I have spoken to several MDs about their thoughts on flexible working practices and tend to get one of two responses: ‘It can’t be done, I need my team in’ or, ‘Well, people know they can work flexibly’, and when pressed on ‘how do they know,’ things get vague.

Michael Dugher, CEO of UK Music said, on launching the 2017 Diversity Survey: “We need to better reflect the communities we live among. As a creative industry admired across the globe we should be leading by example and setting the bar high for every other industry in the UK.”  

Despite smart working being available to all, the reality is that ingrained attitudes and lack of leadership, have made the uptake still limited. Employees are generally nervous to ask for some form of ‘flexibility’ and too often it’s just associated with maternity leave and returning mums.

However, if more employees did exercise their legal right and started asking for smart working, then change would probably start happening.

A senior male director asked to work at home on Fridays, he commutes from Nottingham, and this was declined, because he ‘needs to be seen in the office’.  

On the importance of smart working being available for all, Aniela Unguresan, co-founder of Edge, the global certification for gender equality, said: “We’ve seen that the world’s biggest companies have phenomenal offerings around flexible work.

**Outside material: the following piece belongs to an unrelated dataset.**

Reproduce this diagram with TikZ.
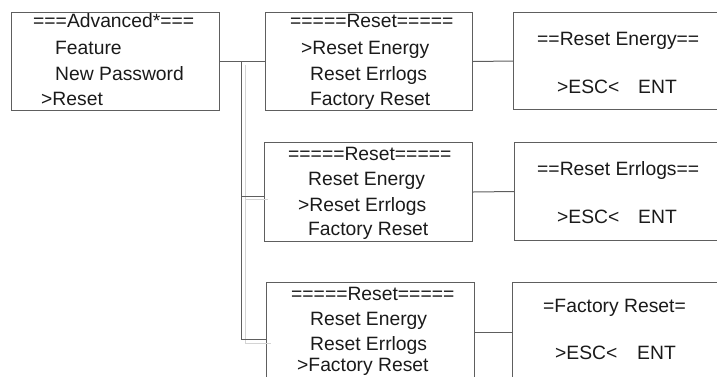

But when we ask employees if they feel judged for using these policies, we often find they are operating in a face-time environment, not output-driven environment. My advice is don’t offer flex-time if you’re only offering it to women.

You are identifying a population of your workforce as having special needs and it will hurt their career. It is important to have a top-down, gender-neutral commitment to flexibility, where it becomes the norm - not an exception for a select group of people.”

Working in the 21st century should be about what you do, not where you do it. Smart working opens doors to a mix of people who reflect the reality of the market places they serve, it is also best placed to attract and retain talent, engender loyalty, and, crucially, enhances corporate performance.

If the present leadership are reluctant to introduce smart working, and Universal, with their move to St Pancras next spring have a golden opportunity to do so, then it will be left to the Generation Y leaders, who are already living a more balanced work/family life than their predecessors, to recognise that smart working is the route that gets them there.